If you change associationByDatasourceIndirect to associationByDatasourceDirect , the evidence count returned will be consistent with the number of evidence returning from the evidence dataset.

Let us know if something still seems off.

1 Like

Thanks for pointing out this direct and indirect problem. Then I check if I can reproduce the score from my Figure 3 to your figure in the following step 1. Yes, I can. But I can not reproduce the “Somatic mutation”=0.909 in Fig1 from the scores listed in your figure in step 2. May you tell me if I did a wrong calculation?

step 1. I use the harmonic sum for “eva_somatic” and “cancer_gen_census”:

a. the eva_somatic evidence scores from my Figure3:

0.9/1 + 0.7/4 + 0.7/9 + 0.7/16 = 1.19652
→ normalize score = 1.19652 / 1.64393 = 0.727 which is exactly the number in your Fig.

b. the cancer_gene_census score from my Figure3:

1/1=10.
→ normalize score = 1 / 1.64393 = 0.608 which is exactly the number in your Fig.

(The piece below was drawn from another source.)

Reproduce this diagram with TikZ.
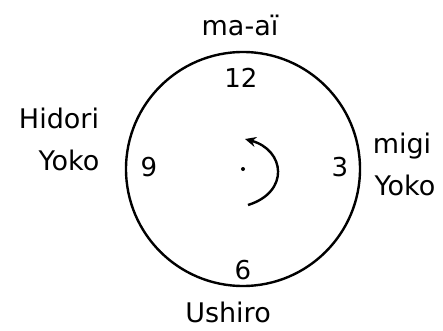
\documentclass[tikz,border=0pt]{standalone}
\usepackage{fontspec}
\setmainfont{DejaVu Sans}
\usetikzlibrary{arrows.meta}
\begin{document}
\begin{tikzpicture}[x=1pt,y=1pt,
  lbl/.style={font=\fontsize{27}{30}\selectfont, inner sep=0pt, align=center},
  num/.style={font=\fontsize{26}{30}\selectfont, inner sep=0pt},
  line width=2.4pt]
\useasboundingbox (0,0) rectangle (443,330);
\node[draw, circle, minimum size=234pt, inner sep=0pt, line width=2.4pt] (c) at (243,161) {};
\fill (243,161) circle (2pt);
\node[num] (n12) at (241,252) {12};
\node[num] (n9) at (149,163) {9};
\node[num] (n3) at (340,163) {3};
\node[num] (n6) at (243,60) {6};
\node[lbl] (top) at (240,305) {ma-aï};
\node[lbl] (left1) at (59,212) {Hidori};
\node[lbl] (left2) at (69,170) {Yoko};
\node[lbl] (right1) at (402,184) {migi};
\node[lbl] (right2) at (405,145) {Yoko};
\node[lbl] (bot) at (228,18) {Ushiro};
\coordinate (as) at (248,125);
\coordinate (ae) at (245,191);
\draw[-{Stealth[length=11pt,width=10pt]}] (as) .. controls (290,138) and (285,180) .. (ae);
\end{tikzpicture}
\end{document}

step 2: Calculating Somatic mutation score on the website from your figure

0.727406086/1 + 0.607930798/4 = 0.879388786
→ normalize score = 0.879388786 / 1.64393 = 0.534929311 which is totally wrong

Many thanks if you can help me with this.

Hi Charlie — and welcome to the Open Targets Community! :tada:

There are a couple of things happening here:

  • The “Somatic Mutation” data type score for JAK2/myeloproliferative disorder — using direct evidence only — is 0.70. This is what you can calculate using the evidence listed in your Figure 3. (You can see this when you search for diseases associated with your target, see Open Targets Platform)

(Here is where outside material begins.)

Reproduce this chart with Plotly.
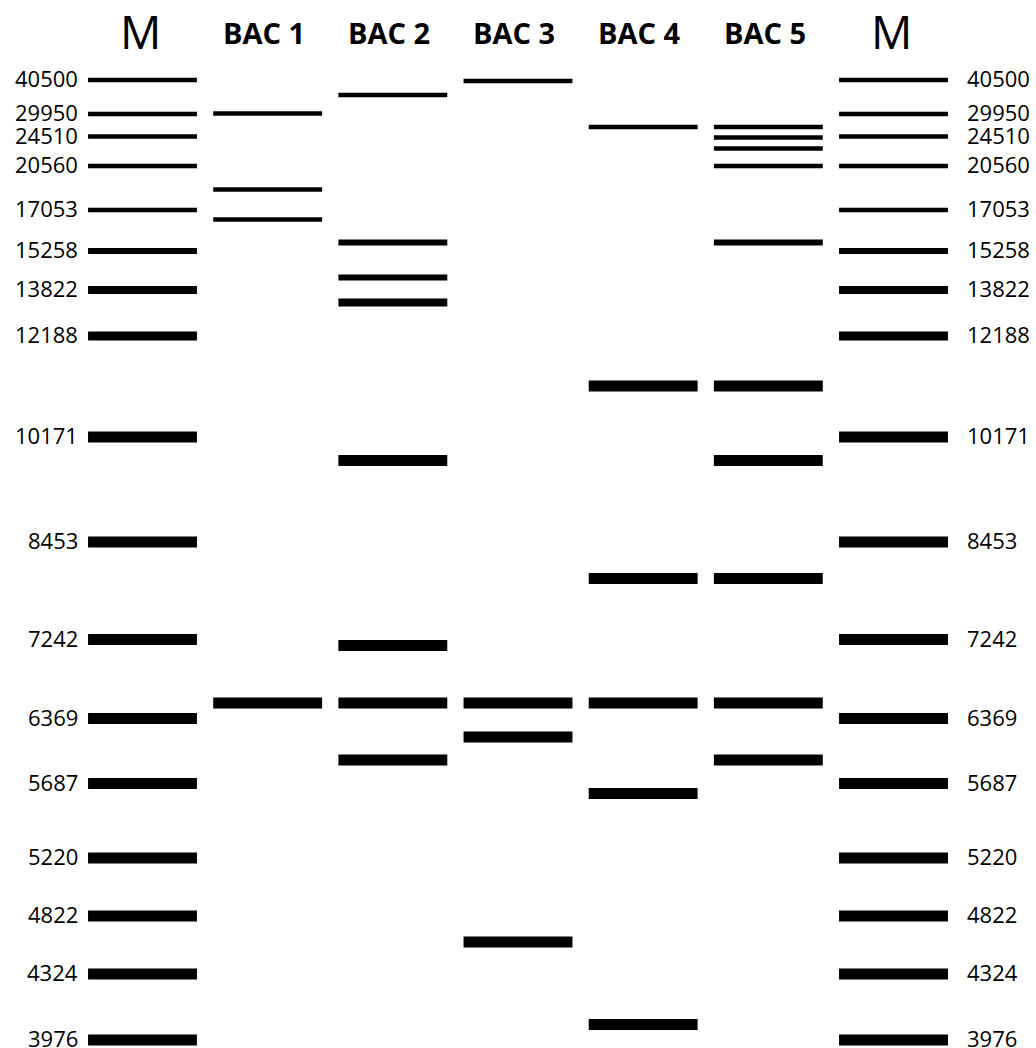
import plotly.graph_objects as go

# Lanes
lanes = ["M", "BAC 1", "BAC 2", "BAC 3", "BAC 4", "BAC 5", "M"]

# Marker sizes (bp) and their migration distance (arbitrary units, top = 0)
marker_sizes = [40500, 29950, 24510, 20560, 17053, 15258, 13822, 12188,
                10171, 8453, 7242, 6369, 5687, 5220, 4822, 4324, 3976]
marker_migration = [80, 114, 136.5, 166, 210, 251, 290, 336,
                    437, 542, 639.5, 718.5, 783.5, 858, 916, 974, 1040]

# Sample band migrations per BAC lane
bac1 = [113.5, 189.5, 219.5, 703]
bac2 = [95, 242.5, 277.5, 302.5, 460.5, 645.5, 703, 760]
bac3 = [81, 703, 737, 942]
bac4 = [127, 386, 578.5, 703, 793.5, 1024.5]
bac5 = [127, 137.5, 148.5, 166, 242.5, 386, 460.5, 578.5, 703, 760]

lane_bands = [marker_migration, bac1, bac2, bac3, bac4, bac5, marker_migration]


def band_width(m):
    # bands drawn thicker as they migrate further (schematic)
    if m <= 235:
        return 4.5
    if m <= 280:
        return 6
    if m <= 310:
        return 8
    if m <= 340:
        return 9
    return 11


HALF = 0.435
fig = go.Figure()
for i, bands in enumerate(lane_bands):
    for m in bands:
        fig.add_trace(go.Scatter(
            x=[i - HALF, i + HALF], y=[m, m], mode="lines",
            line=dict(color="black", width=band_width(m)),
            hoverinfo="skip", showlegend=False))

annotations = []
# Lane titles
for i, name in enumerate(lanes):
    if name == "M":
        annotations.append(dict(x=i - 0.02, y=31, text="M", showarrow=False,
                                xanchor="center", yanchor="middle",
                                font=dict(family="Open Sans", size=46, color="black")))
    else:
        annotations.append(dict(x=i - 0.03, y=32, text="<b>%s</b>" % name, showarrow=False,
                                xanchor="center", yanchor="middle",
                                font=dict(family="Open Sans", size=29, color="black")))

# Marker labels both sides
for s, m in zip(marker_sizes, marker_migration):
    annotations.append(dict(x=-0.5, y=m, text=str(s), showarrow=False,
                            xanchor="right", yanchor="middle", yshift=2,
                            font=dict(family="Open Sans", size=22, color="black")))
    annotations.append(dict(x=6.57, y=m, text=str(s), showarrow=False,
                            xanchor="left", yanchor="middle", yshift=2,
                            font=dict(family="Open Sans", size=22, color="black")))

fig.update_layout(
    width=1036, height=1048,
    margin=dict(l=0, r=0, t=0, b=0),
    paper_bgcolor="white", plot_bgcolor="white",
    xaxis=dict(range=[-1.1385, 7.1385], visible=False, fixedrange=True),
    yaxis=dict(range=[1048, 0], visible=False, fixedrange=True),
    annotations=annotations,
    showlegend=False,
)

fig.write_html("out.html", config={"displayModeBar": False},
               post_script="document.body.style.margin='0';document.body.style.overflow='hidden';")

  • When you calculate the data type score from the data source scores (step 2), the maximum theoretical harmonic sum score for this calculation is actually 1.0/1^2 + 1/2^2 = 1.25 (explained in the documentation).

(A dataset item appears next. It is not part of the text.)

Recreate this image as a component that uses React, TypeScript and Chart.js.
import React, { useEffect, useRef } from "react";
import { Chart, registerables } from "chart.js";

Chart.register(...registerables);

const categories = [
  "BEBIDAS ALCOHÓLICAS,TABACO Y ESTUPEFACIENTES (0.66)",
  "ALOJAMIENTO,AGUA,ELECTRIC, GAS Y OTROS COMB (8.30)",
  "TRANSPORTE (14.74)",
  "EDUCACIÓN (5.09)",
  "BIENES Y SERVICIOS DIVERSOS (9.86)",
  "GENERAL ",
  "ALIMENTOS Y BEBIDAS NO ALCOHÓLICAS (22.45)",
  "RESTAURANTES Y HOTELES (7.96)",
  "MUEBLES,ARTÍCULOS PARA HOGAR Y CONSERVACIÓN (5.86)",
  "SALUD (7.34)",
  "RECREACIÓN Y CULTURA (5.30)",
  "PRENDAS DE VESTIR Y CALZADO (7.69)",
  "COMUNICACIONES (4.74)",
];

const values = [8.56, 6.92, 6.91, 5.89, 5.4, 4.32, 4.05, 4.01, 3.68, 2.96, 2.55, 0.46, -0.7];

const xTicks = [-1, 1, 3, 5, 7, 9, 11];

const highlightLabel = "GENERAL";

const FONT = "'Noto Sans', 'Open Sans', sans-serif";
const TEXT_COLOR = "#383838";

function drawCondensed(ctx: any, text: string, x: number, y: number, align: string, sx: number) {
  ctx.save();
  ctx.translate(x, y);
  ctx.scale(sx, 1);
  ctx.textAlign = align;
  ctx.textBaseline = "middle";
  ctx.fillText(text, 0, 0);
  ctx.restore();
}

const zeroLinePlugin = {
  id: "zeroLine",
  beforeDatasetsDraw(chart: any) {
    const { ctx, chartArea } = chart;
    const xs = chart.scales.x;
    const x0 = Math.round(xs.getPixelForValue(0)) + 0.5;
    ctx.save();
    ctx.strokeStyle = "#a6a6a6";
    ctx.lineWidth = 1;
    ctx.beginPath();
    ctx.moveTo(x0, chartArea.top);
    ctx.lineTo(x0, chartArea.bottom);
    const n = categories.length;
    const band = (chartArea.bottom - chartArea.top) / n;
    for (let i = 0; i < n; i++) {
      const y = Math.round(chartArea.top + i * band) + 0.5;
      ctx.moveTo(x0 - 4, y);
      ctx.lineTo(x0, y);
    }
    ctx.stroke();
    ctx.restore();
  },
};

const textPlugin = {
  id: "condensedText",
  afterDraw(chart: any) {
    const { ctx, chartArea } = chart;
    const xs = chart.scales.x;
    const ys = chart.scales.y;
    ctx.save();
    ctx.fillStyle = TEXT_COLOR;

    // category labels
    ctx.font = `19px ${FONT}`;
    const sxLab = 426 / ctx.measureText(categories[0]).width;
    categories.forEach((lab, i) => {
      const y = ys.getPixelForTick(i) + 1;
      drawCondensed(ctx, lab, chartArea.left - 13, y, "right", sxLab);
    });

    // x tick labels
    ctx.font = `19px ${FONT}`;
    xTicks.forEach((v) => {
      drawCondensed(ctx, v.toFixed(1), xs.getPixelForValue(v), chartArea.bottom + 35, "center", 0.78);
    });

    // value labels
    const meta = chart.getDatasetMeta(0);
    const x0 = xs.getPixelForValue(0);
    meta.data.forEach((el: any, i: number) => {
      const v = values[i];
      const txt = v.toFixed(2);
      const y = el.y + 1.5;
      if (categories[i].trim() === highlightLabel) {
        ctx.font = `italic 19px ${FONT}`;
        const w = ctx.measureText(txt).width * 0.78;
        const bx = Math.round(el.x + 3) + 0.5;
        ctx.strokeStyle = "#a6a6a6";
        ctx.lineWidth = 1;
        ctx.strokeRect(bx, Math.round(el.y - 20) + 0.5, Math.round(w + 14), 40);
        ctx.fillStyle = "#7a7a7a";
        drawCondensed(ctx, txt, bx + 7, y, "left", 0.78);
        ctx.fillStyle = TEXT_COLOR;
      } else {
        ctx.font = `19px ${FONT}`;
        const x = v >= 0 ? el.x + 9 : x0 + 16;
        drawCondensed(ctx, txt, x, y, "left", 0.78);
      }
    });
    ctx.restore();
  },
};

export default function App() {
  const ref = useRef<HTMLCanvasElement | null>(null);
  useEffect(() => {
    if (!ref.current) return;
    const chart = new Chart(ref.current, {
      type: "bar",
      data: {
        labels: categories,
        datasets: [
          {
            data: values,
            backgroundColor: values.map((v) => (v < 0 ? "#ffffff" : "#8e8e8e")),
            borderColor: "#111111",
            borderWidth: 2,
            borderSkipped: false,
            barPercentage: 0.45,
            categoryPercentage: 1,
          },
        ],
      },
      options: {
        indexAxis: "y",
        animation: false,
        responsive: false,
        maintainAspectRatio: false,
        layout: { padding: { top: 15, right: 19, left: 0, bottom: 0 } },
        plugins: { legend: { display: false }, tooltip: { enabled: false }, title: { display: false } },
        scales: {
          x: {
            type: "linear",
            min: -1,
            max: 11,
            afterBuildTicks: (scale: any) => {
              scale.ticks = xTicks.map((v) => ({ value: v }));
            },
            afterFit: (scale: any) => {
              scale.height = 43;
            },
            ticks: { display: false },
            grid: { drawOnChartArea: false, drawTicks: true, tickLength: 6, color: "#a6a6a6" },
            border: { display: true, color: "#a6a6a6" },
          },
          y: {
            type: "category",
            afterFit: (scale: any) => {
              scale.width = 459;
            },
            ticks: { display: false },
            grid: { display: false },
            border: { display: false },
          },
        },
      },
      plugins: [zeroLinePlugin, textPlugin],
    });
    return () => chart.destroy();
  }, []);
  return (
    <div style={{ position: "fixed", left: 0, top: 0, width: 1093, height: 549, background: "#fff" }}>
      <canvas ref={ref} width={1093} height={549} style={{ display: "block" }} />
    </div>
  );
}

With this new maximum, we have:
0.727406086/1 + 0.607930798/4 = 0.879388786
0.879388786/1.25 = 0.7035…

I hope this helps! Let me know if you have follow up questions.

We recently updated our scoring documentation to try to clarify how this works. Could you let us know which parts were unclear so that we can improve it? :smiley:

1 Like

Your explanation for the “Somatic Mutation” data type score by using direct evidence only is very clear. Thank you for this and your rapid reply.

How about the “Somatic Mutation” data type score (=0.9) in my Fig1?
The information here is obviously contributed from both direct and indirect evidences.

I calculate this score contributed from Fig2 (0.92549 and 0.847595) and you Fig (0.727406086 and 0.607930798) as
→ (0.92549/1^1)+(0.847595/2^2)+(0.727406086/3^2)+(0.607930798/4^2)=1.25620732331944
→ 1.25620732331944/1.4236=0.88 which is wrong

Did I miss certain things in the above calculation?

Hi Charlie,

Calculating the indirect data type score is the same as calculating the direct score. The scores you have in Figure 2 are the indirect scores for the two data sources contributing to this data type.

The indirect scores contain both direct and indirect evidence. In other words, they will be the score derived from the evidence scores in Figure 3, plus any additional indirect evidence.

So for the indirect score:

0.92549… (cancer gene census score from Figure 2) / 1 + 0.84759… (eva somatic score) / 4 = 1.13675…

To normalise, since we have two data source scores, we use the theoretical maximum 1.0/1^2 + 1/2^2 = 1.25
1.13675 / 1.25 = 0.909…

Thank you for your clear explanation again. It is very helpful.

1 Like